• [DATASET CONTENT]
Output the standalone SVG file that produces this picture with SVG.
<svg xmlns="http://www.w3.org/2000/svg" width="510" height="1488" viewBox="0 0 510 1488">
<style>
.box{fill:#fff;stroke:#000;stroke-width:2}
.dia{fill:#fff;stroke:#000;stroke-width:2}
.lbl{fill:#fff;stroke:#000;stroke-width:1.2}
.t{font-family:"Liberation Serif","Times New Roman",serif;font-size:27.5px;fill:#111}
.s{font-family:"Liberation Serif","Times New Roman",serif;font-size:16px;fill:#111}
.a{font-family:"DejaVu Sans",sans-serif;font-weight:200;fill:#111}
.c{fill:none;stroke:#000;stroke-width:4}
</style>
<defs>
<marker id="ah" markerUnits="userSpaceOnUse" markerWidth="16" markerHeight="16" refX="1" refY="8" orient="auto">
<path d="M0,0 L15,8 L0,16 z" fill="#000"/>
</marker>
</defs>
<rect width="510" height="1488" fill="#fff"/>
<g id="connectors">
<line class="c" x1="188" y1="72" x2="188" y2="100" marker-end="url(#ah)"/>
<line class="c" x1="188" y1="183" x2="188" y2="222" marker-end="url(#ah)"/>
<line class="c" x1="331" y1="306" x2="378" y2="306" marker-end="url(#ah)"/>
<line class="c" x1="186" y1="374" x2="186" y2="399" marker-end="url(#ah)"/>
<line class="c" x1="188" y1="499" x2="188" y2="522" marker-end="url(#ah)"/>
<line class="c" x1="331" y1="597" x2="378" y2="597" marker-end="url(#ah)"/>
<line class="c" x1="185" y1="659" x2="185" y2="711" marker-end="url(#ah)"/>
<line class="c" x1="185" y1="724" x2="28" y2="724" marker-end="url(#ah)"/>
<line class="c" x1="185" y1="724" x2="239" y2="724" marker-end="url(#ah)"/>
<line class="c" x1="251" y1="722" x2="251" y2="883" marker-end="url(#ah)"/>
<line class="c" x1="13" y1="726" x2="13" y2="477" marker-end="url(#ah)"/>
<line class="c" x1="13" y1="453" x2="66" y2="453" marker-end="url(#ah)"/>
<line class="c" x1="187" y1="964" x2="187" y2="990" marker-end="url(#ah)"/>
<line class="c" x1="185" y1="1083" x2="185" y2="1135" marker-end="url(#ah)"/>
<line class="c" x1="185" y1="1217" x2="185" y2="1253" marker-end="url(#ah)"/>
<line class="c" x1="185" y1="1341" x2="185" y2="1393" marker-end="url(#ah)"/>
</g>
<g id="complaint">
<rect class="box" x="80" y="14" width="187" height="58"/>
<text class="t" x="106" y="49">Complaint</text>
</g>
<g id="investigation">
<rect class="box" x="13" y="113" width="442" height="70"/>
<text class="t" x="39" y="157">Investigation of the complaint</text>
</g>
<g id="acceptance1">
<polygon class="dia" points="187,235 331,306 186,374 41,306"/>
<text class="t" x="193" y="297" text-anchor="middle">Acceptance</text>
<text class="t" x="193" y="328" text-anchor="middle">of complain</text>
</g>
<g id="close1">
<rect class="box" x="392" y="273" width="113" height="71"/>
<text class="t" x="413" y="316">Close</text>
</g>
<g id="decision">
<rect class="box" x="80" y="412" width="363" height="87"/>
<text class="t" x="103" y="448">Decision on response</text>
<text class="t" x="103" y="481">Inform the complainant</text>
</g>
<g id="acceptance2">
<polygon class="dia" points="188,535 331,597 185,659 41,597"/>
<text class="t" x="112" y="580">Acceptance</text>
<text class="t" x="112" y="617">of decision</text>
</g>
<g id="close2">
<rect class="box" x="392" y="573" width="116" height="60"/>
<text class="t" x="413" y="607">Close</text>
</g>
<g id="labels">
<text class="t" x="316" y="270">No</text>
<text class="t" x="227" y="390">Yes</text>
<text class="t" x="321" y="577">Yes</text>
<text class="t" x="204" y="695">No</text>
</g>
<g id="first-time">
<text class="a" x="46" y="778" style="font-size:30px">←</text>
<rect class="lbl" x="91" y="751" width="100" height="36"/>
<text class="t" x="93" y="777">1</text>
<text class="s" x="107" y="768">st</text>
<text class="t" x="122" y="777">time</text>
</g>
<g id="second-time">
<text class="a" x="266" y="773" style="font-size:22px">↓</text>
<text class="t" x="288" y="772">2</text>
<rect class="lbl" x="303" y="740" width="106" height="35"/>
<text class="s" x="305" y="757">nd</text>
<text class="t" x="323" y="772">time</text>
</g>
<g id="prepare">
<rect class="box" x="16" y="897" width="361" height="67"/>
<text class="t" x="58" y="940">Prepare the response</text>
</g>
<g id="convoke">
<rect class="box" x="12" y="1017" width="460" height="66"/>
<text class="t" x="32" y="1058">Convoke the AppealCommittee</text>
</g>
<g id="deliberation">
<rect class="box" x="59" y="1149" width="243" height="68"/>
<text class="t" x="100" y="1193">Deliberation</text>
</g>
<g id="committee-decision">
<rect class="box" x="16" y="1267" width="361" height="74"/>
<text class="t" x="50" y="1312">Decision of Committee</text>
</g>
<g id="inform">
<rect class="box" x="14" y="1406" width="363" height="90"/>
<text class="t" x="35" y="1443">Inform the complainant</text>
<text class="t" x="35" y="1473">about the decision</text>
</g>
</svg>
==
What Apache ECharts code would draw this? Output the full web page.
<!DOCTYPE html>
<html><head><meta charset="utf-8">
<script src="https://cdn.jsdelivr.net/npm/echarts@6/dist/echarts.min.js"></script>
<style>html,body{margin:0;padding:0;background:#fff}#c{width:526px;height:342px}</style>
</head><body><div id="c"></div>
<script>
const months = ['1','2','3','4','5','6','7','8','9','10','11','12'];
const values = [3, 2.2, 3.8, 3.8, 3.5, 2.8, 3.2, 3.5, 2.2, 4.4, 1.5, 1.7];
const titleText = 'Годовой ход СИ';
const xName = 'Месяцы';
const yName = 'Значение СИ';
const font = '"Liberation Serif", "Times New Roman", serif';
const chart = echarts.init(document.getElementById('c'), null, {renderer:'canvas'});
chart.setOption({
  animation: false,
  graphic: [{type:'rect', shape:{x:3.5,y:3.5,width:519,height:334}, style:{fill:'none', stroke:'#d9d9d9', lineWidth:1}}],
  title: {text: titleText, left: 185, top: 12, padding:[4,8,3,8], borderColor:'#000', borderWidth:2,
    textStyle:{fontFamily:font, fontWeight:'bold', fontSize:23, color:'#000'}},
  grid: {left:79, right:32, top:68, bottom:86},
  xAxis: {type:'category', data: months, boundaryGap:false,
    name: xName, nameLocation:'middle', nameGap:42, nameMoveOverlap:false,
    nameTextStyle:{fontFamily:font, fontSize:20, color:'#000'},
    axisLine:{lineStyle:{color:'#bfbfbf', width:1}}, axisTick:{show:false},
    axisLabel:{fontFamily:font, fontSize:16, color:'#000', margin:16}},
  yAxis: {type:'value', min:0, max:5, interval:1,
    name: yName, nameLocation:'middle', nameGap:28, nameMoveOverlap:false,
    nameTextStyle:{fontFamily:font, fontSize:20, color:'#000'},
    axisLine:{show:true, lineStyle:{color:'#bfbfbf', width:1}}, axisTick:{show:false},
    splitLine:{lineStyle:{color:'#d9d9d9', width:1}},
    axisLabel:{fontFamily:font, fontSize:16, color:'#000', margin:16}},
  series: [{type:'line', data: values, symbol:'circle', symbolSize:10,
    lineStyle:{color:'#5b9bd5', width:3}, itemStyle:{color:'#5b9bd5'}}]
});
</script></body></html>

• [SHORT PROBLEM] Point out every line holding the string "Output" and copy it.

• [EXPECTED ANSWER]
Output the standalone SVG file that produces this picture with SVG.
What Apache ECharts code would draw this? Output the full web page.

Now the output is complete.